Suppose $\mu$ is a function of $x$ only. (i.e. $\mu=\mu (x)$)
Then $\frac{∂\mu}{∂y}=0$ and $\frac{∂\mu}{∂x}=\frac{d\mu}{dx}$

Then $$\mu (3x^{2}+3y^{2}) = \frac{d\mu}{dx}(x^{2}+y^{2})$$

Divide both sides by $(x^{2}+y^{2})$ we have $$3\mu = \frac{d\mu}{dx}$$ which is a separable equation.

$$\int{\frac{1}{\mu}d\mu} = \int{3 dx}$$
$$ln(\mu)=3x$$
$$\mu = e^{3x}$$

Thus, $\mu = e^{3x}$ is an integration factor for the given DE.

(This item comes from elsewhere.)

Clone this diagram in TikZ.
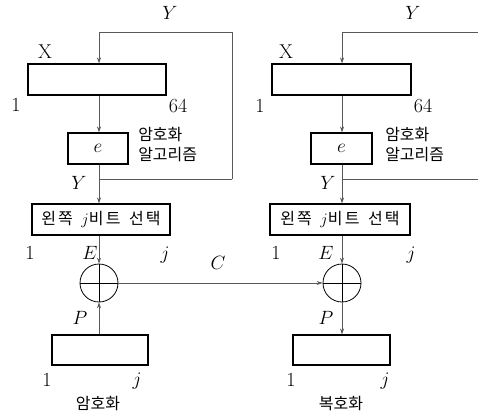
\documentclass[tikz,border=0pt]{standalone}
\usepackage{fontspec}
\newfontfamily\kr{Noto Sans CJK KR}
\newfontfamily\krs[LetterSpace=14]{Noto Sans CJK KR}
\usetikzlibrary{arrows.meta}
\begin{document}
\begin{tikzpicture}[x=0.75pt,y=-0.75pt,
  reg/.style={draw=black, line width=0.8pt, inner sep=0pt, fill=white},
  xor/.style={draw=black, line width=0.6pt, circle, minimum size=38*0.75pt, inner sep=0pt},
  conn/.style={draw=black!65, line width=0.5pt},
  arr/.style={conn, -{Stealth[length=4.5pt,width=3pt]}},
  lab/.style={font=\fontsize{15}{17}\selectfont, inner sep=0pt},
  klab/.style={font=\kr\fontsize{12}{14}\selectfont, inner sep=0pt},
  slab/.style={font=\krs\fontsize{12}{14}\selectfont}
]
\useasboundingbox (0,0) rectangle (478,415);

% ---------- left (encryption) ----------
\node[reg, minimum width=138*0.75pt, minimum height=31*0.75pt] (xl) at (97,79.5) {};
\node[reg, minimum width=60*0.75pt, minimum height=31*0.75pt] (el) at (98,148.5) {\fontsize{15}{17}\selectfont $e$};
\node[reg, slab, minimum width=138*0.75pt, minimum height=31*0.75pt] (sl) at (101,219.5) {왼쪽 \,$j$비트 \,선택};
\node[xor] (ol) at (99,283) {};
\node[reg, minimum width=96*0.75pt, minimum height=30*0.75pt] (pl) at (100,350) {};
\draw[line width=0.6pt] (ol.north) -- (ol.south) (ol.west) -- (ol.east);

\coordinate (lt) at (232,32);
\coordinate (lb) at (232,179);
\draw[arr] (lb) -- (lt) -| (xl.north -| ol.center);
\draw[conn] (lb) -- (lb -| ol.center);
\draw[arr] (xl.south -| ol.center) -- (el.north -| ol.center);
\draw[arr] (el.south -| ol.center) -- (sl.north -| ol.center);
\draw[arr] (sl.south -| ol.center) -- (ol.north);
\draw[arr] (pl.north -| ol.center) -- (ol.south);

\node[lab] (ylt) at (170,13) {$Y$};
\node[lab] (xlx) at (45,52) {X};
\node[lab] (l1a) at (16,105) {1};
\node[lab] (l64) at (178,106) {64};
\node[klab, anchor=west] (lk1) at (138,135) {암호화};
\node[klab, anchor=west] (lk2) at (138,155) {알고리즘};
\node[lab] (lyb) at (79,183) {$Y$};
\node[lab] (l1b) at (30,253) {1};
\node[lab] (lE) at (90,253) {$E$};
\node[lab] (lj) at (165,255) {$j$};
\node[lab] (cC) at (218,263) {$C$};
\node[lab] (lP) at (80,318) {$P$};
\node[lab] (l1c) at (47,380) {1};
\node[lab] (lj2) at (137,381) {$j$};
\node[klab] (lk3) at (98,403) {암호화};

% ---------- right (decryption) ----------
\node[reg, minimum width=139*0.75pt, minimum height=31*0.75pt] (xr) at (341.5,79.5) {};
\node[reg, minimum width=61*0.75pt, minimum height=31*0.75pt] (er) at (341.5,148.5) {\fontsize{15}{17}\selectfont $e$};
\node[reg, slab, minimum width=140*0.75pt, minimum height=31*0.75pt] (sr) at (340,219.5) {왼쪽 \,$j$비트 \,선택};
\node[xor] (or) at (342,283) {};
\node[reg, minimum width=97*0.75pt, minimum height=30*0.75pt] (pr) at (341.5,350) {};
\draw[line width=0.6pt] (or.north) -- (or.south) (or.west) -- (or.east);

\coordinate (rt) at (478,32);
\coordinate (rb) at (478,179);
\draw[arr] (rt) -| (xr.north -| or.center);
\draw[conn] (rb) -- (rb -| or.center);
\draw[arr] (xr.south -| or.center) -- (er.north -| or.center);
\draw[arr] (er.south -| or.center) -- (sr.north -| or.center);
\draw[arr] (sr.south -| or.center) -- (or.north);
\draw[arr] (or.south) -- (pr.north -| or.center);
\draw[arr] (ol.east) -- (or.west);

\node[lab] (yrt) at (413,13) {$Y$};
\node[lab] (xrx) at (286,52) {X};
\node[lab] (r1a) at (260,106) {1};
\node[lab] (r64) at (423,106) {64};
\node[klab, anchor=west] (rk1) at (385,135) {암호화};
\node[klab, anchor=west] (rk2) at (385,155) {알고리즘};
\node[lab] (ryb) at (328,183) {$Y$};
\node[lab] (r1b) at (276,253) {1};
\node[lab] (rE) at (326,253) {$E$};
\node[lab] (rj) at (411,255) {$j$};
\node[lab] (rP) at (326,318) {$P$};
\node[lab] (r1c) at (291,380) {1};
\node[lab] (rj2) at (385,381) {$j$};
\node[klab] (rk3) at (341,403) {복호화};
\end{tikzpicture}
\end{document}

Multiply the given DE by $\mu = e^{3x}$, we get
$$e^{3x} (3x^{2}y+2xy+y^{3}) + e^{3x} (x^{2}+y^{2})y’=0$$ which is exact.

Then by theorem, we know there exist a function $\phi(x,y)=C$ which satisfies the given DE

We also know that
$\frac{∂\phi}{∂x} = e^{3x} (3x^{2}y+2xy+y^{3})$ and $\frac{∂\phi}{∂y} =e^{3x} (x^{2}+y^{2})$

Integrate $\frac{∂\phi}{∂y} =e^{3x} (x^{2}+y^{2})$ with respect to $y$ we have
$$\phi(x,y)= e^{3x} (x^{2}y+\frac{1}{3}y^{3}) +g(x)$$
Then, take derivative on both sides with respect to $x$, we have
$$\frac{∂\phi}{∂x} = 3e^{3x} (x^{2}y+\frac{1}{3}y^{3}) + e^{3x} (2xy) + g’(x)$$
Simplify a little bit we have
$$\frac{∂\phi}{∂x} = e^{3x} (3x^{2}y + y^{3} + 2xy) + g’(x)$$

Since we know that
$\frac{∂\phi}{∂x} = e^{3x} (3x^{2}y+2xy+y^{3})$

This means that $g’(x)=0$. So $g(x)=C$

Altogether, we have $$\phi(x,y)= e^{3x} (x^{2}y+\frac{1}{3}y^{3})=C$$
Which means the general solution to the given DE is $$e^{3x} (x^{2}y+\frac{1}{3}y^{3})=C$$